Melville et le mélodrame.
Troisième film de Jean-Pierre Melville, "Quand tu liras cette lettre" est extrêmement méconnu ; c'est un mélodrame avec un triangle amoureux, ce qui parait assez bizarre quand on connait la filmographie du réalisateur du "Samouraï".
Dans son livre d'entretiens avec Rui Nogeira, Melville parlait de ce film comme d'une œuvre de commande, alimentaire, et reconnaissait très bien qu'il aurait pu être réalisé par n'importe quel autre réalisateur, ce qui signifie sans doute une réalisation peu impliquée de sa part, ce qui est en partie vrai.
Comme je le disais, c'est un mélodrame, mais avec quelques transgressions que la censure de l'époque n'a pas frappée comme la présence d'un viol (il est suggéré, mais il suffit d'un plan d'un lit défait et d'une fille au regard hagard pour s'en convaincre), ou une étreinte forcée (bien qu'il soit "camouflé" parce que l'homme veut éteindre un feu qui s'est propage sur la robe de la sœur de sa fiancée).
Juliette Gréco, toute de noir vêtue, joue ici le rôle d'une femme (Thérèse) ayant renoncé au voile pour veiller sur sa sœur.

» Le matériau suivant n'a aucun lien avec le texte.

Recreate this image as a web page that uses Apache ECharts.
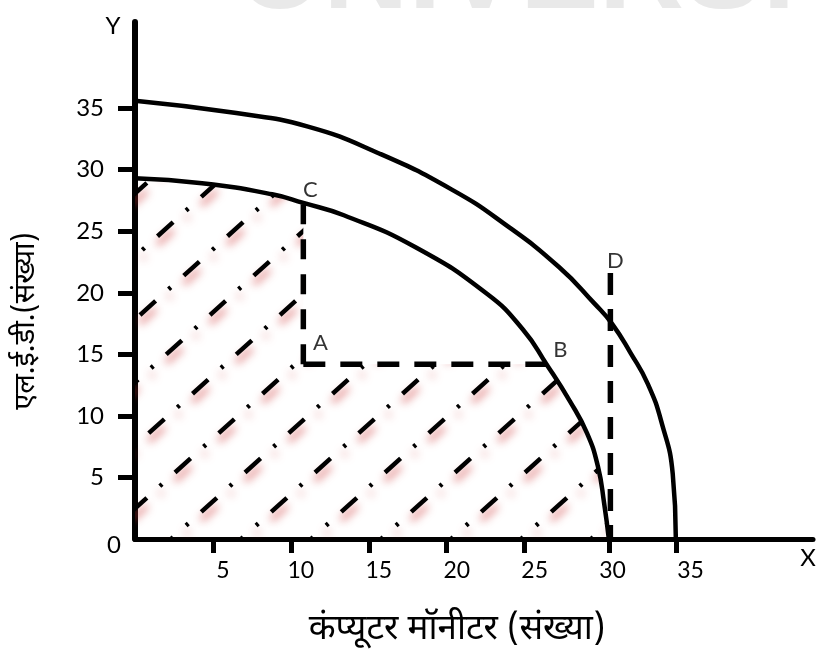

Elle y est très bien, car elle fait très bien ressentir le côté supérieur qu'elle dégage, avec un visage le plus souvent renfermé, dur. Elle est opposée à Philippe Lemaire, qu'on croirait sorti d'un film de Cocteau, et a pour sœur Irène Galter qui est la pièce centrale du récit, à se faire balader entre son "tortionnaire" et la volonté de Thérèse.
Et, dans un rôle secondaire, on y trouve Robert Dalban, inénarrable second couteau du cinéma français.
Il est toujours intéressant de voir comment se construit une œuvre, et dans le cas de Jean-Pierre Melville, ses trois premiers films (celui-ci, "Le silence de la mer" et "Les enfants terribles") n'augurent en rien de ce qu'il va faire par la suite.
Quant à ce film, il s'agit d'une agréable curiosité, à voir pour ceux qui veulent compléter la filmographie de Jean-Pierre Melville.